Monday, December 20, 2010

Letter To Laodicea (part 56)

Continuing to make applications along Christological lines, as the parable of the banquet does so much to summarize and encapsulate the mission of Jesus and its implications for His church, and at the risk of being repetitive, it can be justly declared that the invitation that is symbolized by the parable illustrates and illuminates the free invitation that is being extended by God for all to participate in His coming kingdom feast (messianic banquet) that marks His rule on earth.  In that light, what stands as a unique feature of the model of the kingdom that was being shown forth by Jesus, is its subversion of what was deemed to be and held to as the normal modes of repentance. 

Instead of the normal modes of repentance, and its prescriptions, which would be repentance, a determination not to repeat, and an appropriate reparation (as detailed in the Mosaic law, as promulgated by the prophets, and as heavily enforced within the traditions, Temple and sacrificial system of Jesus’ day), Jesus sets forth something different.  Though He does not countermand the law or the prophets, but rather, by embodying the fullness of the law’s intentions, He offers up a historically-rooted reminder to His people that demonstrates that which has apparently fallen from memory.  Yes, Israel was God’s special and chosen people, and yes, they had been elected by God as the vehicle by which He would reveal and accomplish His redemptive plan for His image-bearers and the creation over which they had been given dominion.  They, however, had forgotten that at one point, they had been counted among the rest of humanity that stood outside of God’s covenant plans. 

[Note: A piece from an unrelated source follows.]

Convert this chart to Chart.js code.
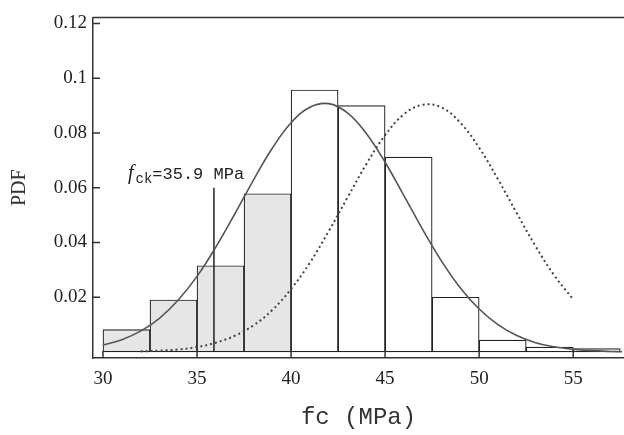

Before Abraham was called, and before he was provided with a covenant responsibility, he had been an idolater.  There was nothing special about him, and like anyone else, he had to be compelled to turn from idols to serve the living God.  When Israel is freed from Egypt, God has to remind them that there was nothing special about them that marked them out for the calling and the covenant, but that they had been called in order to operate within God’s purposes---redeemed for redemption, as it were.  As things stood in Jesus’ day, Abraham would have been looked upon, by those who counted themselves as keepers of the boundaries of the covenant, as one of those wicked sinners that stood under the judgment of God.  Abraham, ironically enough, would have been one of the very individuals that would have experienced the messianic banquet as the divine trap that was meant to ensnare and bring the destructive judgment of God. 

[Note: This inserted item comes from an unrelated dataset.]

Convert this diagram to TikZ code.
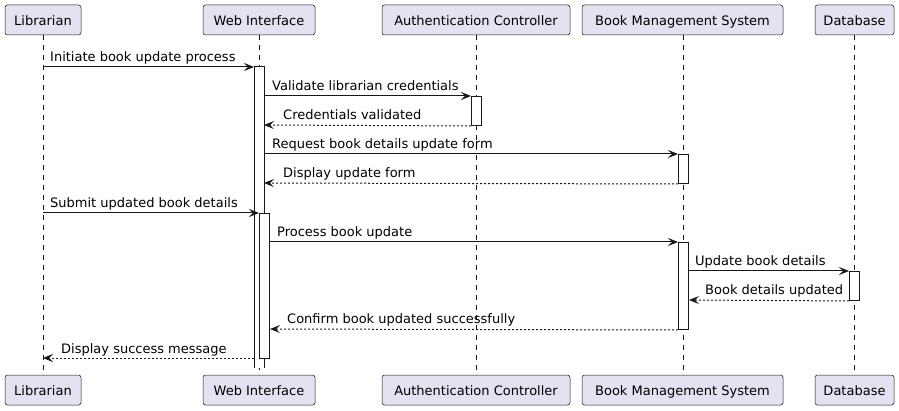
\documentclass[tikz,border=0pt]{standalone}
\usepackage{fontspec}
\setmainfont{DejaVu Sans}
\usetikzlibrary{arrows.meta}
\definecolor{ln}{HTML}{181818}
\definecolor{pfill}{HTML}{E2E2F0}
\tikzset{
  part/.style={draw=ln, fill=pfill, rounded corners=2.5pt, minimum height=30pt,
    inner sep=0pt, font=\fontsize{13}{15}\selectfont, line width=0.5pt,
    text height=12pt, text depth=1pt},
  lifeline/.style={draw=ln, line width=0.5pt, dash pattern=on 5pt off 5pt},
  act/.style={draw=ln, fill=white, line width=1pt, inner sep=0pt, minimum width=10pt, anchor=north west},
  msg/.style={draw=ln, line width=1pt, -{Stealth[length=10pt,width=8pt,inset=4pt]}},
  ret/.style={msg, dash pattern=on 2pt off 2pt},
  lbl/.style={font=\fontsize{13}{15}\selectfont, inner sep=0pt, anchor=base west, text=black},
}
\begin{document}
\begin{tikzpicture}[x=1pt,y=1pt]
\useasboundingbox (0,0) rectangle (899,-411);
% participants
\node[part, minimum width=76pt]  (Lt) at (43,-20)    {Librarian};
\node[part, minimum width=112pt] (Wt) at (259,-20)   {Web Interface};
\node[part, minimum width=188pt] (At) at (476,-20)   {Authentication Controller};
\node[part, minimum width=201pt] (Bt) at (682.5,-20) {Book Management System};
\node[part, minimum width=79pt]  (Dt) at (854.5,-20) {Database};
\node[part, minimum width=76pt]  (Lb) at (43,-390)    {Librarian};
\node[part, minimum width=112pt] (Wb) at (259,-390)   {Web Interface};
\node[part, minimum width=188pt] (Ab) at (476,-390)   {Authentication Controller};
\node[part, minimum width=201pt] (Bb) at (682.5,-390) {Book Management System};
\node[part, minimum width=79pt]  (Db) at (854.5,-390) {Database};
% lifelines
\draw[lifeline] (43,-35) -- (43,-375);
\draw[lifeline] (259,-35) -- (259,-375);
\draw[lifeline] (476,-35) -- (476,-375);
\draw[lifeline] (683,-35) -- (683,-375);
\draw[lifeline] (854,-35) -- (854,-375);
% activation bars
\fill[white] (254,-67) rectangle (264,-368);
\coordinate (wa) at (254,-67);
\draw[ln, line width=1pt] (254,-368) -- (254,-67) -- (264,-67) -- (264,-368);
\node[act, minimum height=145pt] (wb) at (259,-213) {};
\node[act, minimum height=29pt]  (aa) at (471,-96) {};
\node[act, minimum height=29pt]  (b1) at (678,-154) {};
\node[act, minimum height=87pt]  (b2) at (678,-242) {};
\node[act, minimum height=29pt]  (da) at (849,-271) {};
% messages
\draw[msg] (Lt.south |- 0,-67) -- (wa |- 0,-67);
\node[lbl] (m1) at (50,-62) {Initiate book update process};
\draw[msg] (264,-96) -- (aa.north west);
\node[lbl] (m2) at (272,-91) {Validate librarian credentials};
\draw[ret] (aa.south west) -- (264,-125);
\node[lbl] (m3) at (283,-120) {Credentials validated};
\draw[msg] (264,-154) -- (b1.north west);
\node[lbl] (m4) at (272,-149) {Request book details update form};
\draw[ret] (b1.south west) -- (264,-183);
\node[lbl] (m5) at (283,-178) {Display update form};
\draw[msg] (Lt.south |- 0,-213) -- (wb.north west);
\node[lbl] (m6) at (50,-208) {Submit updated book details};
\draw[msg] (wb.east |- 0,-242) -- (b2.north west);
\node[lbl] (m7) at (277,-237) {Process book update};
\draw[msg] (b2.east |- 0,-271) -- (da.north west);
\node[lbl] (m8) at (695,-266) {Update book details};
\draw[ret] (da.south west) -- (b2.east |- 0,-300);
\node[lbl] (m9) at (705,-295) {Book details updated};
\draw[ret] (b2.south west) -- (wb.east |- 0,-329);
\node[lbl] (m10) at (287,-324) {Confirm book updated successfully};
\draw[ret] (wa |- 0,-358) -- (Lt.south |- 0,-358);
\node[lbl] (m11) at (61,-353) {Display success message};
\end{tikzpicture}
\end{document}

So when Jesus goes about embodying the kingdom and the covenant, there is an underlying symbolism at work, in that He is repeatedly acting out God’s movement to the one that was looked to as the “founder” of God’s people.  Jesus is seeking out those that would be defined as “wicked,” and He is extending the kingdom of God to them first, which is exactly what God had done with Abraham, and is what can be understood as something of a regular feature of Israel’s history as outlined in the Scriptures.  Taking this point to a brief aside, it is valuable to briefly consider the history of all of the callings to participate as a representative of God, whether as a prophet, priest, or king.  We never see or hear anybody’s credentials, and thereby are provided with an understandable foundation for the call.  On the contrary, we simply see or hear the call, and then find the called one engaged as a representative of the Creator God. 

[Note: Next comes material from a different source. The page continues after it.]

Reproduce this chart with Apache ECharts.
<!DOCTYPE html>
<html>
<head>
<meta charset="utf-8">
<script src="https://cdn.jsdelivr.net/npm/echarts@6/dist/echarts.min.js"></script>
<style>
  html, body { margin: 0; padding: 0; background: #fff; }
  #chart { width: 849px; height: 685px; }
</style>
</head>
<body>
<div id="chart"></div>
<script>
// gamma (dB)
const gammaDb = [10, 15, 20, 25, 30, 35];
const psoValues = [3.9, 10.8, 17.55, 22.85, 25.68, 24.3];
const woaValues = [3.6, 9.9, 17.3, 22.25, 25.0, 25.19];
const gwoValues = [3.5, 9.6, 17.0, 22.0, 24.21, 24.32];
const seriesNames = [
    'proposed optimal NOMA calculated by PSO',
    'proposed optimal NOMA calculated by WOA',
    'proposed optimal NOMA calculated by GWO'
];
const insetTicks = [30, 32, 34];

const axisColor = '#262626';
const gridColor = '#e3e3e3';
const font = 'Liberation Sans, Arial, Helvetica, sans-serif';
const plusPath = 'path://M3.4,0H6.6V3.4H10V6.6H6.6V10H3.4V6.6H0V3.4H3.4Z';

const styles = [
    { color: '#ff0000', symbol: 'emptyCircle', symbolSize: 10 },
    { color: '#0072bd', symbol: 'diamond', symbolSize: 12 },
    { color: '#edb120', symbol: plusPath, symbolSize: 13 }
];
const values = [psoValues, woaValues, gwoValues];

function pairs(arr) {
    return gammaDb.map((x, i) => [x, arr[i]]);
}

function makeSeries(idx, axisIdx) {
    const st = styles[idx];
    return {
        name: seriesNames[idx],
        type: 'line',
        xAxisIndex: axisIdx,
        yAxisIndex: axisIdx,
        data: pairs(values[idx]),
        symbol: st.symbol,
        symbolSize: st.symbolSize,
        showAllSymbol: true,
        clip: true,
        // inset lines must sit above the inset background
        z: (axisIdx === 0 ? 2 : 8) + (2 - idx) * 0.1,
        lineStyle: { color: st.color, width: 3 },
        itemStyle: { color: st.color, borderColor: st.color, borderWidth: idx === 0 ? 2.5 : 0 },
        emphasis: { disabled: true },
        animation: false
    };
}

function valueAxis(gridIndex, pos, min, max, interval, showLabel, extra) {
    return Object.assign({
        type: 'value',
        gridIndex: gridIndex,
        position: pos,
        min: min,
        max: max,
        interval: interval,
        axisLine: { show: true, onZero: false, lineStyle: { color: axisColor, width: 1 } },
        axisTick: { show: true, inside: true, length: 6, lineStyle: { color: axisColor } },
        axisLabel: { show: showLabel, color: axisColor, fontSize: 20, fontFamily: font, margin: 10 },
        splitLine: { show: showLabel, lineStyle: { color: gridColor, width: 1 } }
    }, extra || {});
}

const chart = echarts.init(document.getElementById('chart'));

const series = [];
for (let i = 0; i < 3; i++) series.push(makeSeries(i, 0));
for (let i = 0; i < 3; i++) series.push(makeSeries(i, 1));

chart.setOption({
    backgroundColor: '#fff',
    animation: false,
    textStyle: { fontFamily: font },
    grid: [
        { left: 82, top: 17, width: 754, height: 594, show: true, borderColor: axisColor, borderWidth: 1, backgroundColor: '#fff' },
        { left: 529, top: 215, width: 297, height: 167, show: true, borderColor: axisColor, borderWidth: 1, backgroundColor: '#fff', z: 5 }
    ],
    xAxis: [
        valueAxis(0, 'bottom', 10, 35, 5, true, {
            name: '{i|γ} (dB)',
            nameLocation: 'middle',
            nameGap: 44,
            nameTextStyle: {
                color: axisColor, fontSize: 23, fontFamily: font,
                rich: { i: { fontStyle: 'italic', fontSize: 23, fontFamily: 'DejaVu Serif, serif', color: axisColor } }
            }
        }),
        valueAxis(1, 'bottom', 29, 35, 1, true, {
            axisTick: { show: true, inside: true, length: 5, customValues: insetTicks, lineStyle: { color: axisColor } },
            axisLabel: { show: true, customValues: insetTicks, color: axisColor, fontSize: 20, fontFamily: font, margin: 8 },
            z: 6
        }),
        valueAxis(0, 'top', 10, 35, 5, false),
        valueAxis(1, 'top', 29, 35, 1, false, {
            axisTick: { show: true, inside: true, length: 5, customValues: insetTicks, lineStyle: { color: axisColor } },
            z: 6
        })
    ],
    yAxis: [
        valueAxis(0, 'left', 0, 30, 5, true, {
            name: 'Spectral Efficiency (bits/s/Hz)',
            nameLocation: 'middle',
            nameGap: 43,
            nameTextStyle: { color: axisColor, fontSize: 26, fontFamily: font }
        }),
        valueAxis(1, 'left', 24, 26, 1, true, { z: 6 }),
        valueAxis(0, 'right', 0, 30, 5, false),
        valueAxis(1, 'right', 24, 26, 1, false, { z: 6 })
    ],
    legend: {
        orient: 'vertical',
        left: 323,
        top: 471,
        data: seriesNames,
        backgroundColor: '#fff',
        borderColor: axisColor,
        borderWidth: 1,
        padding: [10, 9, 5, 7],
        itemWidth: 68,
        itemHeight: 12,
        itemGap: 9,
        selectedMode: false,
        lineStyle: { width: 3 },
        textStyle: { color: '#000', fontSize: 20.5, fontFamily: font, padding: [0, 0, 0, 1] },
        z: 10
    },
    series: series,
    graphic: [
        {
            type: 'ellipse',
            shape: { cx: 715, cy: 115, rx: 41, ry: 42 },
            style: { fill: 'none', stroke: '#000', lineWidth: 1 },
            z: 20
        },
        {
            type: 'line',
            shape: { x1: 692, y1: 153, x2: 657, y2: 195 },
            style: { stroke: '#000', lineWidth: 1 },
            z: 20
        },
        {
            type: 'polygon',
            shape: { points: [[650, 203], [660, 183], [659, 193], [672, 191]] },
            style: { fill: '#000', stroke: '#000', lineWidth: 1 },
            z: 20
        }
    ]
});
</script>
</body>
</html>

For Jesus then, it can now be said (as was always actually the case) that true repentance, which is found in a sincere desire to rightly bear the divine image and therefore function as the ambassadorial representative that God had always intended humans to be, which begins with an acknowledgment of the rule of God through His Christ, is the acceptance of being found.  This is part of the subversion in which Jesus positions Himself as the new and true Temple, which makes perfect sense if He is in fact the place where Israel’s God has taken up residence.  This helps explain why it is that His consistent actions and speech were so incredibly shocking and offensive to the sensibilities of those that were part of the power structures of the day.  Jesus, while presenting Himself as Messiah, seemed to be countermanding that which provided identity to the people of God (Temple, Torah, tradition, and covenant boundaries), rather than taking steps to see these things come into their places of rightful supremacy.  Jesus, of course, was doing no such thing.  He was providing ample demonstration of the way that Israel was intended, through all which was held in high esteem, to be a light to the nations, thereby bringing glory to their God as the ends, rather than to their nation, which was only to be the means to the achieving of God’s glorification.